begin Source records

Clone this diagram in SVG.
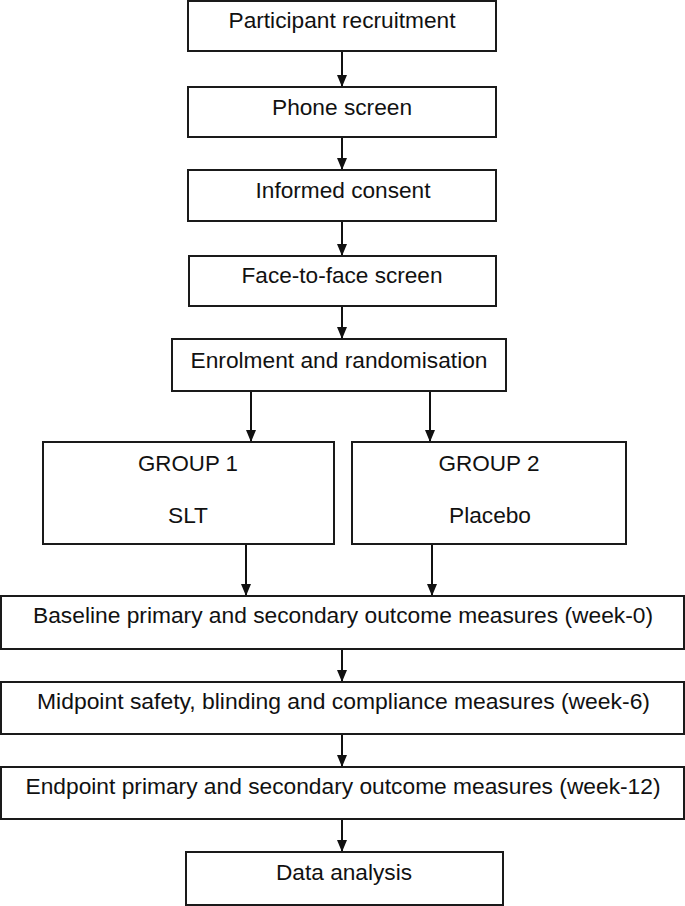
<svg xmlns="http://www.w3.org/2000/svg" width="685" height="906" viewBox="0 0 685 906">
<style>
.box{fill:#fff;stroke:#1a1a1a;stroke-width:2}
.t{font-family:"Liberation Sans",Arial,sans-serif;font-size:22px;fill:#111;text-anchor:middle}
.c{stroke:#111;stroke-width:2;fill:none;marker-end:url(#ah)}
</style>
<defs>
<marker id="ah" markerUnits="userSpaceOnUse" markerWidth="12" markerHeight="10" viewBox="0 0 12 10" refX="12" refY="5" orient="auto">
<path d="M0,0 L12,5 L0,10 Z" fill="#111"/>
</marker>
</defs>
<rect width="685" height="906" fill="#fff"/>
<g id="connectors">
<line class="c" x1="342" y1="51" x2="342" y2="87"/>
<line class="c" x1="342" y1="137" x2="342" y2="170"/>
<line class="c" x1="342" y1="221" x2="342" y2="256"/>
<line class="c" x1="342" y1="306" x2="342" y2="339"/>
<line class="c" x1="251" y1="391" x2="251" y2="442"/>
<line class="c" x1="430" y1="391" x2="430" y2="442"/>
<line class="c" x1="246" y1="544" x2="246" y2="596"/>
<line class="c" x1="432" y1="544" x2="432" y2="596"/>
<line class="c" x1="342" y1="649" x2="342" y2="682"/>
<line class="c" x1="342" y1="734" x2="342" y2="767"/>
<line class="c" x1="342" y1="819" x2="342" y2="852"/>
</g>
<g id="recruitment"><rect class="box" x="188" y="1" width="308" height="50"/><text class="t" x="342" y="28" textLength="227" lengthAdjust="spacingAndGlyphs">Participant recruitment</text></g>
<g id="phone"><rect class="box" x="188" y="87" width="308" height="50"/><text class="t" x="342" y="115" textLength="140" lengthAdjust="spacingAndGlyphs">Phone screen</text></g>
<g id="consent"><rect class="box" x="188" y="170" width="308" height="51"/><text class="t" x="343" y="198" textLength="175" lengthAdjust="spacingAndGlyphs">Informed consent</text></g>
<g id="face"><rect class="box" x="189" y="256" width="307" height="50"/><text class="t" x="342" y="283" textLength="201" lengthAdjust="spacingAndGlyphs">Face-to-face screen</text></g>
<g id="enrolment"><rect class="box" x="172" y="339" width="334" height="52"/><text class="t" x="339" y="368" textLength="297" lengthAdjust="spacingAndGlyphs">Enrolment and randomisation</text></g>
<g id="group1"><rect class="box" x="43" y="442" width="291" height="102"/><text class="t" x="188" y="471" textLength="100" lengthAdjust="spacingAndGlyphs">GROUP 1</text><text class="t" x="188" y="523" textLength="40" lengthAdjust="spacingAndGlyphs">SLT</text></g>
<g id="group2"><rect class="box" x="352" y="442" width="274" height="102"/><text class="t" x="489" y="471" textLength="101" lengthAdjust="spacingAndGlyphs">GROUP 2</text><text class="t" x="490" y="523" textLength="82" lengthAdjust="spacingAndGlyphs">Placebo</text></g>
<g id="baseline"><rect class="box" x="1" y="596" width="683" height="53"/><text class="t" x="343" y="623" textLength="620" lengthAdjust="spacingAndGlyphs">Baseline primary and secondary outcome measures (week-0)</text></g>
<g id="midpoint"><rect class="box" x="1" y="682" width="683" height="52"/><text class="t" x="343.5" y="709" textLength="613" lengthAdjust="spacingAndGlyphs">Midpoint safety, blinding and compliance measures (week-6)</text></g>
<g id="endpoint"><rect class="box" x="1" y="767" width="683" height="52"/><text class="t" x="343" y="794" textLength="635" lengthAdjust="spacingAndGlyphs">Endpoint primary and secondary outcome measures (week-12)</text></g>
<g id="analysis"><rect class="box" x="186" y="852" width="317" height="53"/><text class="t" x="344" y="880" textLength="136" lengthAdjust="spacingAndGlyphs">Data analysis</text></g>
</svg>
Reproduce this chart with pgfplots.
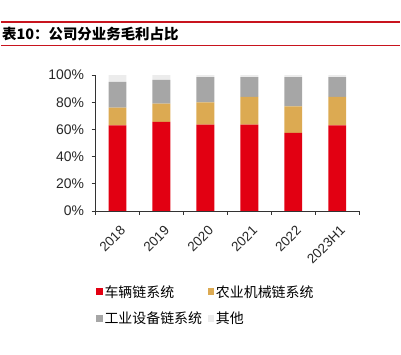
\documentclass[border=0pt]{standalone}
\usepackage{pgfplots}
\pgfplotsset{compat=1.18}
\usepackage{pgfplotstable}
\usepackage{fontspec}
\setmainfont{Liberation Sans}
\newfontfamily\cjk{Noto Sans CJK SC}
\definecolor{cred}{RGB}{226,0,18}
\definecolor{cgold}{RGB}{220,170,82}
\definecolor{cgray}{RGB}{166,166,166}
\definecolor{cother}{RGB}{236,236,236}
\definecolor{cline}{RGB}{200,20,30}
\pgfplotstableread{
x a b c d
0 63.0 13.0 19.0 5.0
1 65.5 13.5 17.5 3.5
2 63.5 16.5 18.5 1.5
3 63.5 20.5 14.5 1.5
4 57.5 19.5 21.5 1.5
5 63.0 21.0 14.5 1.5
}\data
\begin{document}
\begin{tikzpicture}[x=1pt,y=1pt]
\path (0,0) rectangle (401,356);
\draw[cline, line width=2pt] (0,334) -- (401,334);
\draw[cline, line width=1pt] (0,310) -- (401,310);
\node[anchor=west, inner sep=0pt, font=\cjk\bfseries\fontsize{14.5}{16}\selectfont] at (1,322) {表10：公司分业务毛利占比};
\begin{axis}[
  at={(95pt,144pt)}, anchor=south west,
  scale only axis, width=265pt, height=136.5pt,
  ybar stacked, bar width=18pt,
  xmin=-0.5, xmax=5.5, ymin=0, ymax=100,
  axis x line*=bottom, axis y line*=left,
  axis line style={black!80, line width=0.8pt},
  every tick/.style={black!80, line width=0.8pt},
  tick align=outside, major tick length=4pt,
  xtick={-0.5,0.5,...,5.5},
  x tick label as interval,
  xticklabels={2018,2019,2020,2021,2022,2023H1},
  x tick label style={rotate=45, anchor=north east, xshift=-2pt, yshift=-5pt, font=\fontsize{13.5}{15}\selectfont, text=black!85},
  ytick={0,20,...,100},
  yticklabel={\pgfmathprintnumber{\tick}\%},
  y tick label style={xshift=-4pt, font=\fontsize{14}{15}\selectfont, text=black!85},
  /pgf/number format/assume math mode=true,
  legend columns=2,
  legend cell align=left,
  legend image code/.code={\fill[#1] (0pt,-3.5pt) rectangle (7pt,3.5pt);},
  legend style={at={(-0.01,-0.52)}, anchor=north west, draw=none, fill=none,
    font=\cjk\fontsize{14}{16}\selectfont, row sep=10pt,
    /tikz/every even column/.append style={column sep=4pt},
    nodes={inner sep=1.5pt}},
]
\addplot[fill=cred, draw=none] table[x=x, y=a] {\data};
\addplot[fill=cgold, draw=none] table[x=x, y=b] {\data};
\addplot[fill=cgray, draw=none] table[x=x, y=c] {\data};
\addplot[fill=cother, draw=none] table[x=x, y=d] {\data};
\legend{车辆链系统,农业机械链系统,工业设备链系统,其他}
\end{axis}
\end{tikzpicture}
\end{document}
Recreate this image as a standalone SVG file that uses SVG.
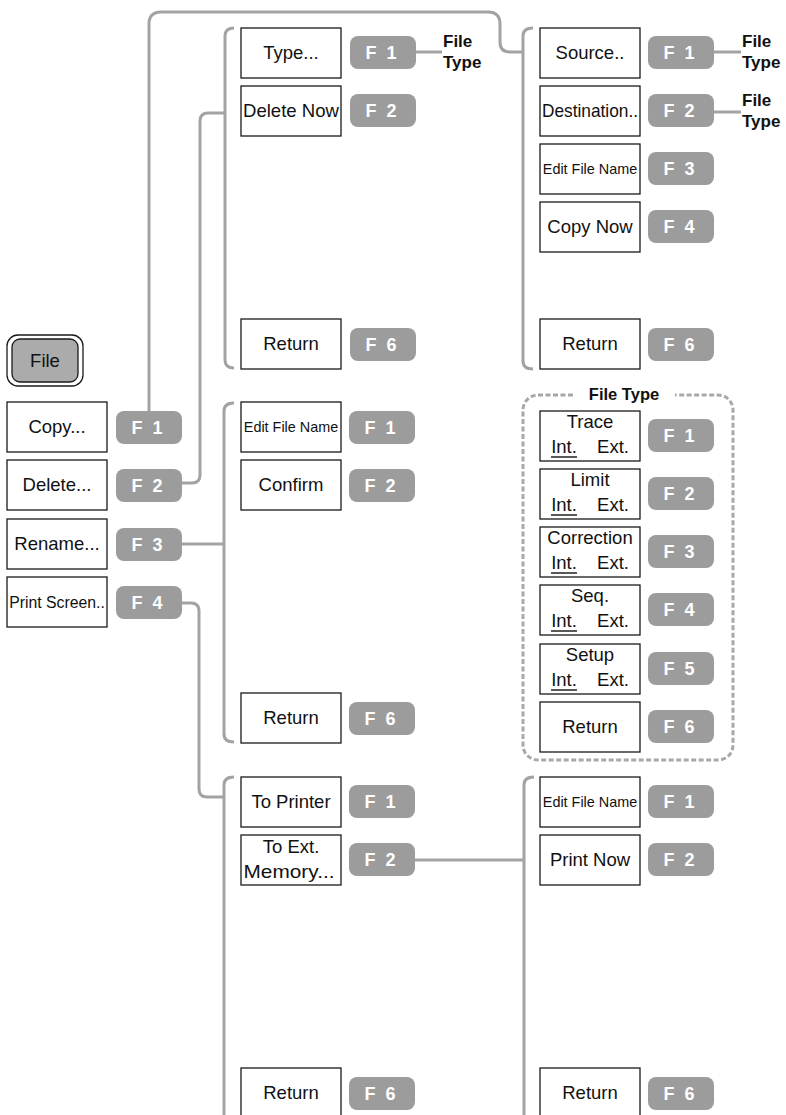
<svg xmlns="http://www.w3.org/2000/svg" width="786" height="1115" viewBox="0 0 786 1115">
  <style>
    .box { fill: #ffffff; stroke: #1a1a1a; stroke-width: 1.3; }
    .fk { fill: #9c9c9c; }
    .fkt { font-family: "Liberation Sans", Arial, sans-serif; font-weight: bold; font-size: 18px; fill: #ffffff; text-anchor: middle; word-spacing: 5px; }
    .t { font-family: "Liberation Sans", Arial, sans-serif; font-size: 18.5px; fill: #111111; text-anchor: middle; }
    .ts { font-family: "Liberation Sans", Arial, sans-serif; font-size: 14.4px; fill: #111111; text-anchor: middle; }
    .b { font-family: "Liberation Sans", Arial, sans-serif; font-weight: bold; font-size: 17px; fill: #111111; }
    .wire { fill: none; stroke: #a3a3a3; stroke-width: 3; stroke-linecap: butt; }
    .dash { fill: none; stroke: #a8a8a8; stroke-width: 3; stroke-dasharray: 5 2.5; }
    .ul { stroke: #111111; stroke-width: 1.4; }
  </style>
  <defs>
    <rect id="key" class="fk" width="66" height="33" rx="8" ry="8"/>
    <rect id="btn" class="box" width="100" height="50"/>
  </defs>

  <rect width="786" height="1115" fill="#ffffff"/>

  <!-- connectors -->
  <g id="connectors">
    <path class="wire" d="M149,411 V24 Q149,12 161,12 H488 Q500,12 500,24 V42 Q500,52 510,52 H523"/>
    <path class="wire" d="M533,28 Q523,28 523,36 V361 Q523,369 533,369"/>
    <path class="wire" d="M234,28 Q225,28 225,36 V360 Q225,368 234,368"/>
    <path class="wire" d="M182,483 H192 Q200,483 200,475 V121 Q200,113 208,113 H225"/>
    <path class="wire" d="M182,544 H224"/>
    <path class="wire" d="M234,403 Q224,403 224,411 V734 Q224,742 234,742"/>
    <path class="wire" d="M182,603 H191 Q199,603 199,611 V789 Q199,797 207,797 H224"/>
    <path class="wire" d="M234,777 Q224,777 224,785 V1115"/>
    <path class="wire" d="M415,860 H524"/>
    <path class="wire" d="M534,777 Q524,777 524,785 V1115"/>
    <path class="wire" d="M416,52 H442"/>
    <path class="wire" d="M714,52 H741"/>
    <path class="wire" d="M714,112 H741"/>
  </g>

  <!-- main menu -->
  <g id="file-key">
    <rect x="7" y="335" width="76" height="51" rx="11" ry="11" fill="#ffffff" stroke="#1a1a1a" stroke-width="1.3"/>
    <rect x="12" y="339" width="66" height="43" rx="8" ry="8" fill="#ababab" stroke="#1a1a1a" stroke-width="1.3"/>
    <text class="t" x="45" y="367">File</text>
  </g>
  <g id="copy">
    <use href="#btn" x="7" y="402"/><text class="t" x="57" y="433">Copy...</text>
    <use href="#key" x="116" y="411"/><text class="fkt" x="147" y="434">F 1</text>
  </g>
  <g id="delete">
    <use href="#btn" x="7" y="460"/><text class="t" x="57" y="491">Delete...</text>
    <use href="#key" x="116" y="469"/><text class="fkt" x="147" y="492">F 2</text>
  </g>
  <g id="rename">
    <use href="#btn" x="7" y="519"/><text class="t" x="57" y="550">Rename...</text>
    <use href="#key" x="116" y="528"/><text class="fkt" x="147" y="551">F 3</text>
  </g>
  <g id="print-screen">
    <use href="#btn" x="7" y="577"/><text class="t" x="57" y="608" style="font-size:15.8px">Print Screen..</text>
    <use href="#key" x="116" y="586"/><text class="fkt" x="147" y="609">F 4</text>
  </g>

  <!-- delete submenu -->
  <g id="type">
    <use href="#btn" x="241" y="28"/><text class="t" x="291" y="59">Type...</text>
    <use href="#key" x="350" y="36"/><text class="fkt" x="381" y="59">F 1</text>
    <text class="b" x="443" y="47">File</text><text class="b" x="443" y="68">Type</text>
  </g>
  <g id="delete-now">
    <use href="#btn" x="241" y="86"/><text class="t" x="291" y="117" textLength="96" lengthAdjust="spacingAndGlyphs">Delete Now</text>
    <use href="#key" x="350" y="94"/><text class="fkt" x="381" y="117">F 2</text>
  </g>
  <g id="delete-return">
    <use href="#btn" x="241" y="319"/><text class="t" x="291" y="350">Return</text>
    <use href="#key" x="350" y="328"/><text class="fkt" x="381" y="351">F 6</text>
  </g>

  <!-- copy submenu -->
  <g id="source">
    <use href="#btn" x="540" y="28"/><text class="t" x="590" y="59">Source..</text>
    <use href="#key" x="648" y="36"/><text class="fkt" x="679" y="59">F 1</text>
    <text class="b" x="742" y="47">File</text><text class="b" x="742" y="68">Type</text>
  </g>
  <g id="destination">
    <use href="#btn" x="540" y="86"/><text class="t" x="590" y="117" textLength="96" lengthAdjust="spacingAndGlyphs">Destination..</text>
    <use href="#key" x="648" y="94"/><text class="fkt" x="679" y="117">F 2</text>
    <text class="b" x="742" y="106">File</text><text class="b" x="742" y="127">Type</text>
  </g>
  <g id="copy-edit-name">
    <use href="#btn" x="540" y="144"/><text class="ts" x="590" y="174">Edit File Name</text>
    <use href="#key" x="648" y="152"/><text class="fkt" x="679" y="175">F 3</text>
  </g>
  <g id="copy-now">
    <use href="#btn" x="540" y="202"/><text class="t" x="590" y="233">Copy Now</text>
    <use href="#key" x="648" y="210"/><text class="fkt" x="679" y="233">F 4</text>
  </g>
  <g id="copy-return">
    <use href="#btn" x="540" y="319"/><text class="t" x="590" y="350">Return</text>
    <use href="#key" x="648" y="328"/><text class="fkt" x="679" y="351">F 6</text>
  </g>

  <!-- rename submenu -->
  <g id="rename-edit-name">
    <use href="#btn" x="241" y="402"/><text class="ts" x="291" y="432">Edit File Name</text>
    <use href="#key" x="349" y="411"/><text class="fkt" x="380" y="434">F 1</text>
  </g>
  <g id="confirm">
    <use href="#btn" x="241" y="460"/><text class="t" x="291" y="491">Confirm</text>
    <use href="#key" x="349" y="469"/><text class="fkt" x="380" y="492">F 2</text>
  </g>
  <g id="rename-return">
    <use href="#btn" x="241" y="693"/><text class="t" x="291" y="724">Return</text>
    <use href="#key" x="349" y="702"/><text class="fkt" x="380" y="725">F 6</text>
  </g>

  <!-- file type menu -->
  <g id="file-type">
    <path class="dash" d="M573,395 H538 A15,15 0 0 0 523,410 V745 A15,15 0 0 0 538,760 H718 A15,15 0 0 0 733,745 V410 A15,15 0 0 0 718,395 H675"/>
    <text class="b" x="624" y="400" text-anchor="middle" style="font-size:16.5px">File Type</text>
  </g>
  <g id="trace">
    <use href="#btn" x="540" y="411"/>
    <text class="t" x="590" y="428">Trace</text>
    <text class="t" x="564" y="453">Int.</text><text class="t" x="613" y="453">Ext.</text>
    <line class="ul" x1="551" y1="457" x2="577" y2="457"/>
    <use href="#key" x="648" y="419"/><text class="fkt" x="679" y="442">F 1</text>
  </g>
  <g id="limit">
    <use href="#btn" x="540" y="469"/>
    <text class="t" x="590" y="486">Limit</text>
    <text class="t" x="564" y="511">Int.</text><text class="t" x="613" y="511">Ext.</text>
    <line class="ul" x1="551" y1="515" x2="577" y2="515"/>
    <use href="#key" x="648" y="477"/><text class="fkt" x="679" y="500">F 2</text>
  </g>
  <g id="correction">
    <use href="#btn" x="540" y="527"/>
    <text class="t" x="590" y="544">Correction</text>
    <text class="t" x="564" y="569">Int.</text><text class="t" x="613" y="569">Ext.</text>
    <line class="ul" x1="551" y1="573" x2="577" y2="573"/>
    <use href="#key" x="648" y="535"/><text class="fkt" x="679" y="558">F 3</text>
  </g>
  <g id="seq">
    <use href="#btn" x="540" y="585"/>
    <text class="t" x="590" y="602">Seq.</text>
    <text class="t" x="564" y="627">Int.</text><text class="t" x="613" y="627">Ext.</text>
    <line class="ul" x1="551" y1="631" x2="577" y2="631"/>
    <use href="#key" x="648" y="593"/><text class="fkt" x="679" y="616">F 4</text>
  </g>
  <g id="setup">
    <use href="#btn" x="540" y="644"/>
    <text class="t" x="590" y="661">Setup</text>
    <text class="t" x="564" y="686">Int.</text><text class="t" x="613" y="686">Ext.</text>
    <line class="ul" x1="551" y1="690" x2="577" y2="690"/>
    <use href="#key" x="648" y="652"/><text class="fkt" x="679" y="675">F 5</text>
  </g>
  <g id="file-type-return">
    <use href="#btn" x="540" y="702"/><text class="t" x="590" y="733">Return</text>
    <use href="#key" x="648" y="710"/><text class="fkt" x="679" y="733">F 6</text>
  </g>

  <!-- print screen submenu -->
  <g id="to-printer">
    <use href="#btn" x="241" y="777"/><text class="t" x="291" y="808">To Printer</text>
    <use href="#key" x="349" y="785"/><text class="fkt" x="380" y="808">F 1</text>
  </g>
  <g id="to-ext-memory">
    <use href="#btn" x="241" y="835"/>
    <text class="t" x="291" y="853">To Ext.</text>
    <text class="t" x="289" y="878" textLength="91" lengthAdjust="spacingAndGlyphs">Memory...</text>
    <use href="#key" x="349" y="843"/><text class="fkt" x="380" y="866">F 2</text>
  </g>
  <g id="printer-return">
    <use href="#btn" x="241" y="1068"/><text class="t" x="291" y="1099">Return</text>
    <use href="#key" x="349" y="1077"/><text class="fkt" x="380" y="1100">F 6</text>
  </g>

  <!-- ext. memory submenu -->
  <g id="print-edit-name">
    <use href="#btn" x="540" y="777"/><text class="ts" x="590" y="807">Edit File Name</text>
    <use href="#key" x="648" y="785"/><text class="fkt" x="679" y="808">F 1</text>
  </g>
  <g id="print-now">
    <use href="#btn" x="540" y="835"/><text class="t" x="590" y="866">Print Now</text>
    <use href="#key" x="648" y="843"/><text class="fkt" x="679" y="866">F 2</text>
  </g>
  <g id="print-return">
    <use href="#btn" x="540" y="1068"/><text class="t" x="590" y="1099">Return</text>
    <use href="#key" x="648" y="1077"/><text class="fkt" x="679" y="1100">F 6</text>
  </g>
</svg>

end Source records

Determine the number of lines containing "standalone". Write only that number.

▸ Correct answer
2